Afterwards, you can test that kubectl works by running a command like kubectl describe services. It should not return any errors.

Steps

1. kubectl apply -f deployment/ - Set up UdaConnect workloads:

   1. UdaConnect Client App.
   2. UdaConnect Person Service.
   3. UdaConnect Location Service.
   4. UdaConnect Connection Service.
   5. PostgreSQL Database.
   6. Kafka Broker Server.
   7. Zookeeper Server.
   
   

   

   📝 Note:

   • When you first run the command it's expected for some containers to restart. When you rerun the command after you have saved downloaded the images on the VM, this won't happen again. The manfiests have been configured with init containers to wait for dependencies.

   

   • kafka-server will not start until zookeeper-server is up and running properly. It will also auto-create locations topic on initialization.
   • udaconnect-locations-service will wait for 60 secs to ensure that kafka-server is up and the locations topic has been created.

2. sh scripts/run_db_command.sh <POD_NAME> - Seed your database against the postgres pod. (kubectl get pods will give you the POD_NAME):

$ sh scripts/run_db_command.sh "${postgres_pod_name}"

CREATE TABLE
CREATE TABLE
CREATE INDEX
CREATE INDEX
INSERT 0 1
INSERT 0 1
INSERT 0 1
INSERT 0 1
INSERT 0 1
... output ommitted

📝 Note: The first time you run this project, you will need to seed the database with dummy data. Use the command sh scripts/run_db_command.sh <POD_NAME> against the postgres pod. (kubectl get pods will give you the POD_NAME). Subsequent runs of kubectl apply for making changes to deployments or services shouldn't require you to seed the database again!

Verifying it Works

Once the project is up and running, you should be able to see 7 deployments and 7 services in Kubernetes:

These pages should also load on your web browser:

• http://localhost:30000/ - Frontend ReactJS Application
• http://localhost:30002/ - Location Service Swagger Documentation
• http://localhost:30002/api/ - Base path for Location API
• http://localhost:30003/ - Person Service Swagger Documentation
• http://localhost:30003/api/ - Base path for Person Service API
• http://localhost:30004/ - Connection Service Swagger Documentation
• http://localhost:30004/api/ - Base path for Connection Service API

Postman

You can also import UdaConnect API v0.2.0 Postman collection and test the deployment using get_all_persons_resources:

UdaConnect Client App

Open browser at http://localhost:30000:

Note: When clicking on a person to fetch his connections you may experience slow response due to limited resources of the VM. gRPC requires to have better resources.

Deployment Note

You may notice the odd port numbers being served to localhost. By default, Kubernetes services are only exposed to one another in an internal network. This means that udaconnect-app and udaconnect-api can talk to one another. For us to connect to the cluster as an "outsider", we need to a way to expose these services to localhost.

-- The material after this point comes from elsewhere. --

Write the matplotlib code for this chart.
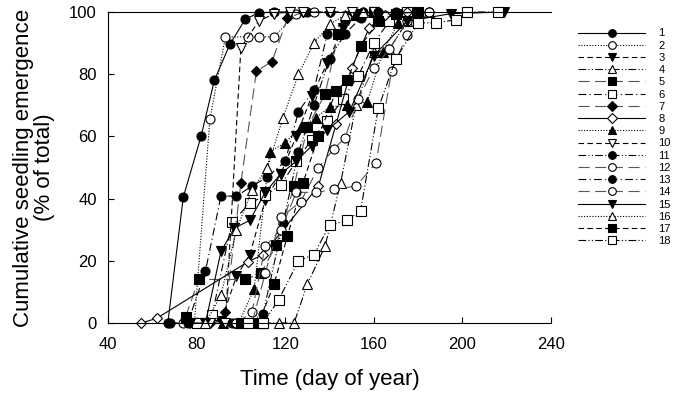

Connections to the Kubernetes services have been set up through a NodePort. (While we would use a technology like an Ingress Controller to expose our Kubernetes services in deployment, a NodePort will suffice for development.)

PostgreSQL Database

The database uses a plug-in named PostGIS that supports geographic queries. It introduces GEOMETRY types and functions that we leverage to calculate distance between ST_POINT's which represent latitude and longitude.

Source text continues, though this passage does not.